Having the patience with college to sit still and take in enough of the lore du jour to get two college degrees in History, would, in my estimation, define the classical nitwit who can't think for himself. To be actually proud of a college degree suggests a reliance on authority for one's self-image.
Being willing to believe the claptrap published by leftwing media retailers wholesale would have, in my day, suggested a lack of concern for truth and the inability to separate fact from fiction.
I confess to being on task to challenge settled opinions, and there aren't many folks here who want to apply that challenge constructively.
I know the fashionable trend of "history" in regard to McCarthyism. Funny how, during détente, evidence proved many of McCarthy's allegation essentially "true". But I get it, we shouldn't judge a bird by the flock he flies with. That's just not decent. Still, the facts do stand, case by case, in a high percentage, that the individuals were progressives with some fondness for communism. Take a few hours and re-watch "The Way We Were", starring Barbara Striesand. Yep, the way we were was we were commies. And most of our political reference is still framed in the same set of assumptions.
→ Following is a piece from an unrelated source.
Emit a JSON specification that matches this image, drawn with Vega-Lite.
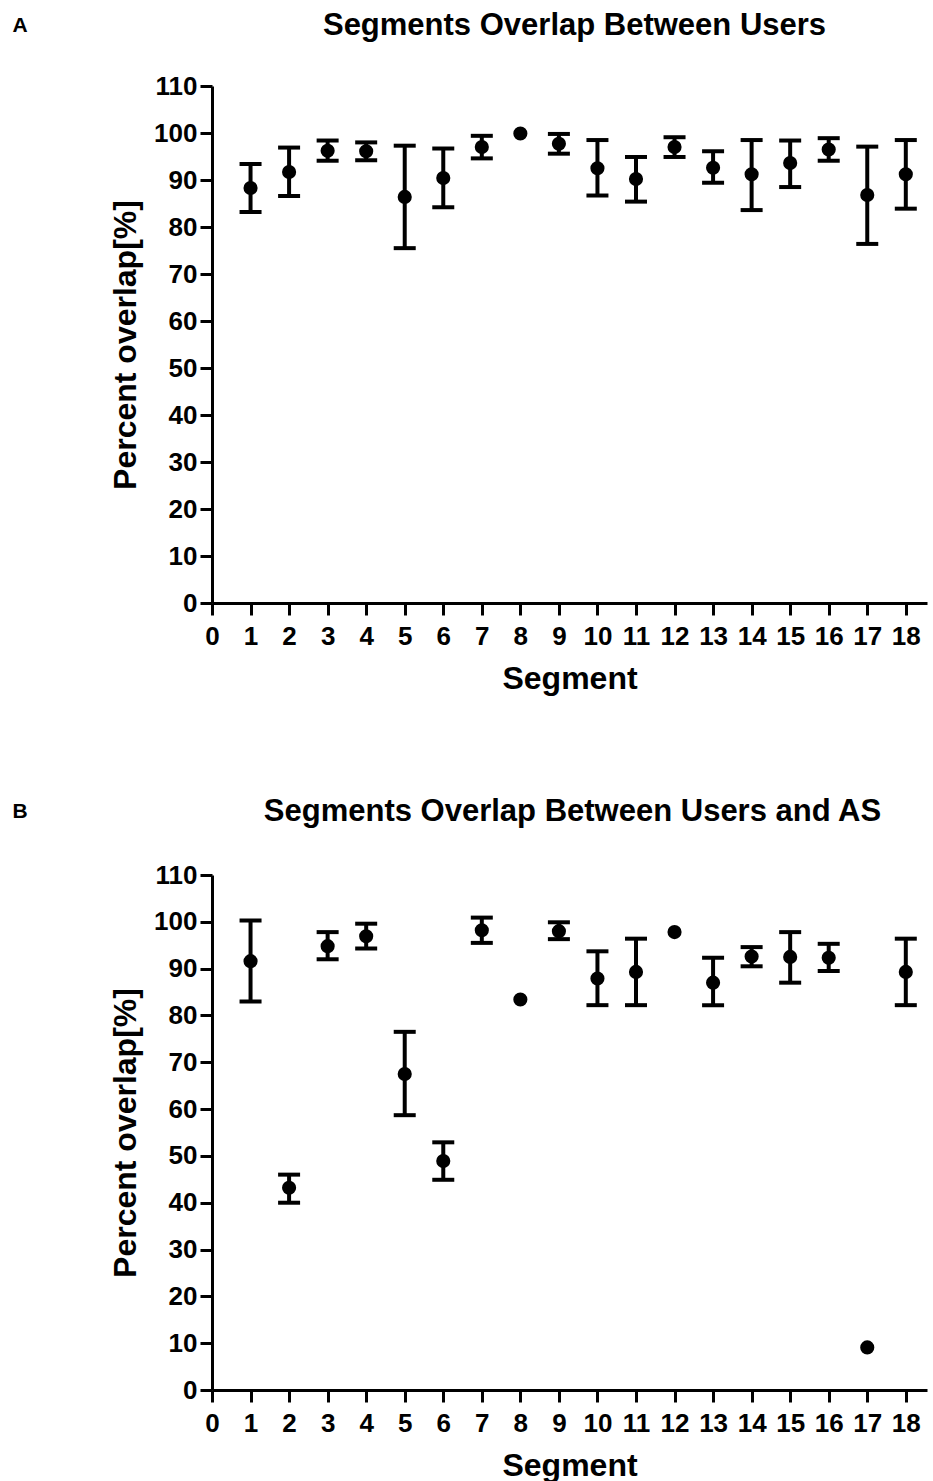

Hillary Clinton and Bernie Sanders are neo-Coms. We love a lot of the stuff Marx said.
babe, by way of answer to your low opinion of education:
George Santayana said, 'Those who do not remember the past are condemned to repeat it."
"I know no safe depositary of the ultimate powers of the society but the people themselves; and if we think them not enlightened enough to exercise their control with a wholesome discretion, the remedy is not to take it from them, but to inform their discretion by education. This is the true corrective of abuses of constitutional power."
--Thomas Jefferson to W. Jarvis, 1820.
"Every government degenerates when trusted to the rulers of the people alone. The people themselves, therefore, are its only safe depositories. And to render even them safe, their minds must be improved to a certain degree."
--Thomas Jefferson: Notes on Va., 1782.
The information of the people at large can alone make them the safe as they are the sole depositary of our political and religious freedom.
--Thomas Jefferson to William Duane, 1810.
The diffusion of information and the arraignment of all abuses at the bar of public reason, I deem [one of] the essential principles of our government, and consequently [one of] those which ought to shape its administration.
--Thomas Jefferson: 1st Inaugural Address, 1801.
Convinced that the people are the only safe depositories of their own liberty, and that they are not safe unless enlightened to a certain degree, I have looked on our present state of liberty as a short-lived possession unless the mass of the people could be informed to a certain degree.
--Thomas Jefferson to Littleton Waller Tazewell, 1805.
[The] provision [in the new constitution of Spain] which ... after a certain epoch, disfranchises every citizen who cannot read and write ... is the fruitful germ of the improvement of everything good and the correction of everything imperfect in the present constitution. This will give you an enlightened people and an energetic public opinion which will control and enchain the aristocratic spirit of the government.
--Thomas Jefferson to Chevalier de Ouis, 1814.